* **Required task**
The data below should be restated word for word, with every picture omitted.

* **Material provided**
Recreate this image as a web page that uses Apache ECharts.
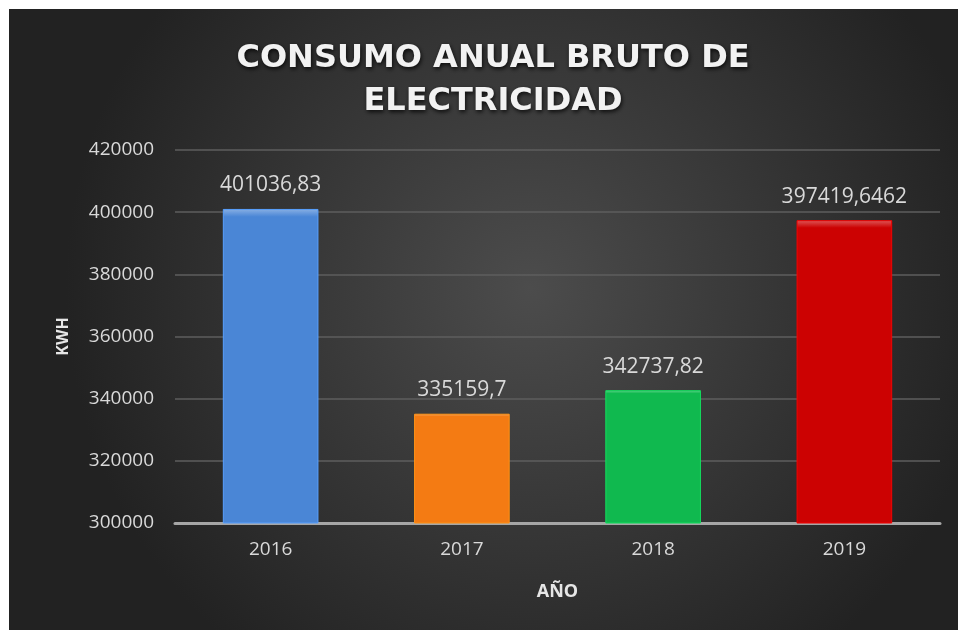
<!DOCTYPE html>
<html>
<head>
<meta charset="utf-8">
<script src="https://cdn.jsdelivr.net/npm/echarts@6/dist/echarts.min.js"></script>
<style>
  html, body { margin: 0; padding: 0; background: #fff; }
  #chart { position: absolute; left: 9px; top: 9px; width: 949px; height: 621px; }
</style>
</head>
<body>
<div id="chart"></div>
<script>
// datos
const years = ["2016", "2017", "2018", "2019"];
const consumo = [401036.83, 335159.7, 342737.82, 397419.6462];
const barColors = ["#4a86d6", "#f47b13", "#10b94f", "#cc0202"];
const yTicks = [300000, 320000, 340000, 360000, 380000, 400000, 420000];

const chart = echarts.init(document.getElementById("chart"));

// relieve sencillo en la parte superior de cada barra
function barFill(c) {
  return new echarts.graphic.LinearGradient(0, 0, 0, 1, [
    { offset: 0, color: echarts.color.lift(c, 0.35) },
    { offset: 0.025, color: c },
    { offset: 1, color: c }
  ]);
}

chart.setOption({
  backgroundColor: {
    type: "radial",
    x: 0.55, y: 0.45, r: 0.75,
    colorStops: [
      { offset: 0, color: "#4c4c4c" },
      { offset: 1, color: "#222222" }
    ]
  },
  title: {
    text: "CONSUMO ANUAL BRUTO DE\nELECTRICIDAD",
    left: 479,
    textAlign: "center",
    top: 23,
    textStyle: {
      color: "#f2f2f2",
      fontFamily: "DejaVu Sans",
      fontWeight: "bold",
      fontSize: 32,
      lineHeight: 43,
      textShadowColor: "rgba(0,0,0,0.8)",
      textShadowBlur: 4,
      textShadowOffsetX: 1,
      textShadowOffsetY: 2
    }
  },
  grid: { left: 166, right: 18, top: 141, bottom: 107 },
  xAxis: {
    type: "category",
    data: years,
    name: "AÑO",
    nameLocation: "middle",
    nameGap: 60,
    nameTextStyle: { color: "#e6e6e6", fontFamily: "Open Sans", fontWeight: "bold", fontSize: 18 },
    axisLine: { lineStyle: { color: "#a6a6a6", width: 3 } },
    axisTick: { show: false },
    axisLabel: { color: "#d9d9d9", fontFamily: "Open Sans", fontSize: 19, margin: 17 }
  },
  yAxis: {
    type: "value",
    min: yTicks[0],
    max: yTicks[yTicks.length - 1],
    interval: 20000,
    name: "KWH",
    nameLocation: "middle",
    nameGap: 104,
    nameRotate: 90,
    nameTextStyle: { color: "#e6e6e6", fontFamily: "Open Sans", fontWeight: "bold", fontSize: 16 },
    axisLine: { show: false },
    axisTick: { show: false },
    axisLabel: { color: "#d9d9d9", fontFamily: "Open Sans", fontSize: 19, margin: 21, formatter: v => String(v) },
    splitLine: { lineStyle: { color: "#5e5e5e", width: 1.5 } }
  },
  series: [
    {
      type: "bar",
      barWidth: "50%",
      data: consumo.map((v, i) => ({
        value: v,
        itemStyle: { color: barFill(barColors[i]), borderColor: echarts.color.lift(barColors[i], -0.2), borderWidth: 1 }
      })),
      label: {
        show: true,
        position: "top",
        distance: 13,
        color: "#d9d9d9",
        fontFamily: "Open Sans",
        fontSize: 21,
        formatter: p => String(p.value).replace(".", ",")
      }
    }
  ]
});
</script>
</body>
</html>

* **Exercise answer**
Recreate this image as a web page that uses Apache ECharts.
<!DOCTYPE html>
<html>
<head>
<meta charset="utf-8">
<script src="https://cdn.jsdelivr.net/npm/echarts@6/dist/echarts.min.js"></script>
<style>
  html, body { margin: 0; padding: 0; background: #fff; }
  #chart { position: absolute; left: 9px; top: 9px; width: 949px; height: 621px; }
</style>
</head>
<body>
<div id="chart"></div>
<script>
// datos
const years = ["2016", "2017", "2018", "2019"];
const consumo = [401036.83, 335159.7, 342737.82, 397419.6462];
const barColors = ["#4a86d6", "#f47b13", "#10b94f", "#cc0202"];
const yTicks = [300000, 320000, 340000, 360000, 380000, 400000, 420000];

const chart = echarts.init(document.getElementById("chart"));

// relieve sencillo en la parte superior de cada barra
function barFill(c) {
  return new echarts.graphic.LinearGradient(0, 0, 0, 1, [
    { offset: 0, color: echarts.color.lift(c, 0.35) },
    { offset: 0.025, color: c },
    { offset: 1, color: c }
  ]);
}

chart.setOption({
  backgroundColor: {
    type: "radial",
    x: 0.55, y: 0.45, r: 0.75,
    colorStops: [
      { offset: 0, color: "#4c4c4c" },
      { offset: 1, color: "#222222" }
    ]
  },
  title: {
    text: "CONSUMO ANUAL BRUTO DE\nELECTRICIDAD",
    left: 479,
    textAlign: "center",
    top: 23,
    textStyle: {
      color: "#f2f2f2",
      fontFamily: "DejaVu Sans",
      fontWeight: "bold",
      fontSize: 32,
      lineHeight: 43,
      textShadowColor: "rgba(0,0,0,0.8)",
      textShadowBlur: 4,
      textShadowOffsetX: 1,
      textShadowOffsetY: 2
    }
  },
  grid: { left: 166, right: 18, top: 141, bottom: 107 },
  xAxis: {
    type: "category",
    data: years,
    name: "AÑO",
    nameLocation: "middle",
    nameGap: 60,
    nameTextStyle: { color: "#e6e6e6", fontFamily: "Open Sans", fontWeight: "bold", fontSize: 18 },
    axisLine: { lineStyle: { color: "#a6a6a6", width: 3 } },
    axisTick: { show: false },
    axisLabel: { color: "#d9d9d9", fontFamily: "Open Sans", fontSize: 19, margin: 17 }
  },
  yAxis: {
    type: "value",
    min: yTicks[0],
    max: yTicks[yTicks.length - 1],
    interval: 20000,
    name: "KWH",
    nameLocation: "middle",
    nameGap: 104,
    nameRotate: 90,
    nameTextStyle: { color: "#e6e6e6", fontFamily: "Open Sans", fontWeight: "bold", fontSize: 16 },
    axisLine: { show: false },
    axisTick: { show: false },
    axisLabel: { color: "#d9d9d9", fontFamily: "Open Sans", fontSize: 19, margin: 21, formatter: v => String(v) },
    splitLine: { lineStyle: { color: "#5e5e5e", width: 1.5 } }
  },
  series: [
    {
      type: "bar",
      barWidth: "50%",
      data: consumo.map((v, i) => ({
        value: v,
        itemStyle: { color: barFill(barColors[i]), borderColor: echarts.color.lift(barColors[i], -0.2), borderWidth: 1 }
      })),
      label: {
        show: true,
        position: "top",
        distance: 13,
        color: "#d9d9d9",
        fontFamily: "Open Sans",
        fontSize: 21,
        formatter: p => String(p.value).replace(".", ",")
      }
    }
  ]
});
</script>
</body>
</html>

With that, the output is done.